Dans ce contexte, des forêts de plantation, très productives se sont développées, notamment dans les pays de l’hémisphère sud qui deviennent ou sont devenus producteurs de bois. Ce sont de nouveaux concurrents (par exemple: CHILI, BRESIL, NOUVELLE ZELANDE, AUSTRALIE...) qui s’ajoutent à ceux traditionnels (U.S.A., CANADA, SCANDINAVIE, FINLANDE, ex-URSS).

La sylviculture française doit donc être compétitive. La Forêt de Gascogne, très concernée par cette nouvelle concurrence potentielle, s’est déjà engagée dans cette lutte pour la compétitivité.

Il reste que des investissements importants pour améliorer la qualité de la production sont nécessaires.
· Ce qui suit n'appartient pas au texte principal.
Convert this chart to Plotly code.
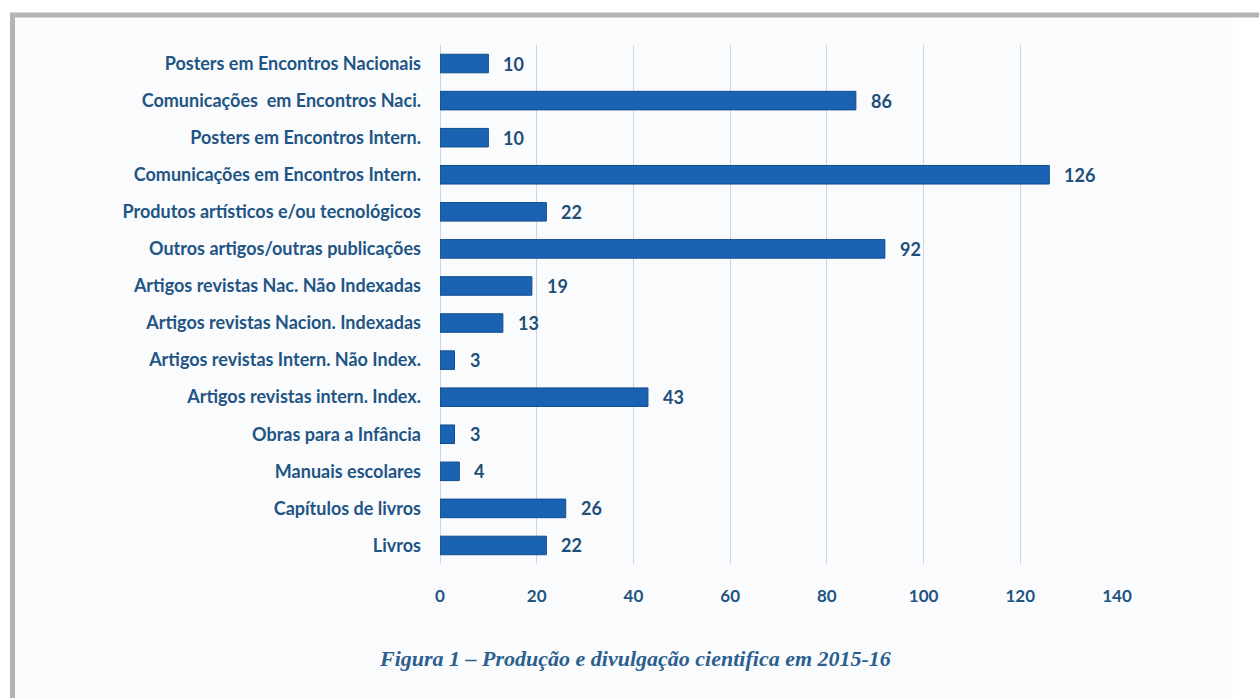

Or aucun produit bancaire, aucun outil financier n’existe pour encourager l’investissement en forêt, pour développer la sylviculture.

MOTS CLES: forêt privée, forêt cultivée - financement - rentabilité


1 - Les arguments en faveur de la création d’un outil de financement de la sylviculture.

Aucune banque ne s’est intéressée au financement de la sylviculture jusqu’à présent. Seules des aides publiques existent aujourd’hui, elles sont distribuées sous forme de subventions. Ces aides sont coûteuses pour la collectivité et doivent donc être limitées à des opérations particulières, les procédures sont lourdes et dissuasives.

Les sylviculteurs ont principalement et de façon récurrente des problèmes de trésorerie liés à l’important décalages entre recettes et dépenses: parfois plusieurs décennies!

En cas de phase critique l’activité n’est pas abandonnée comme dans le cas d’activités économiques à cycles financiers courts, elle est suspendue momentanément. Les travaux sont reportés en attendant les coupes. Ceci peut néanmoins entraîner des préjudices sur la productivité, l’entretien de l’espace et sur la structure foncière de l’exploitation et donc sur la rentabilité finale.

Les successions ont aussi un impact fort sur la gestion, en raison des frais et des divisions de l’outil de production (foncier) qu’elles entraînent. Dans les cas ou il n’existe pas de financement approprié, la gestion du foncier, la planification des investissements productifs et l’optimisation de la gestion des coupes peuvent se trouver fortement altérés et conduire à une baisse durable de rentabilité.

Les recettes provenant du bois sont aujourd’hui quasiment les seules qui financent l’entretien, la gestion et la protection des forêts.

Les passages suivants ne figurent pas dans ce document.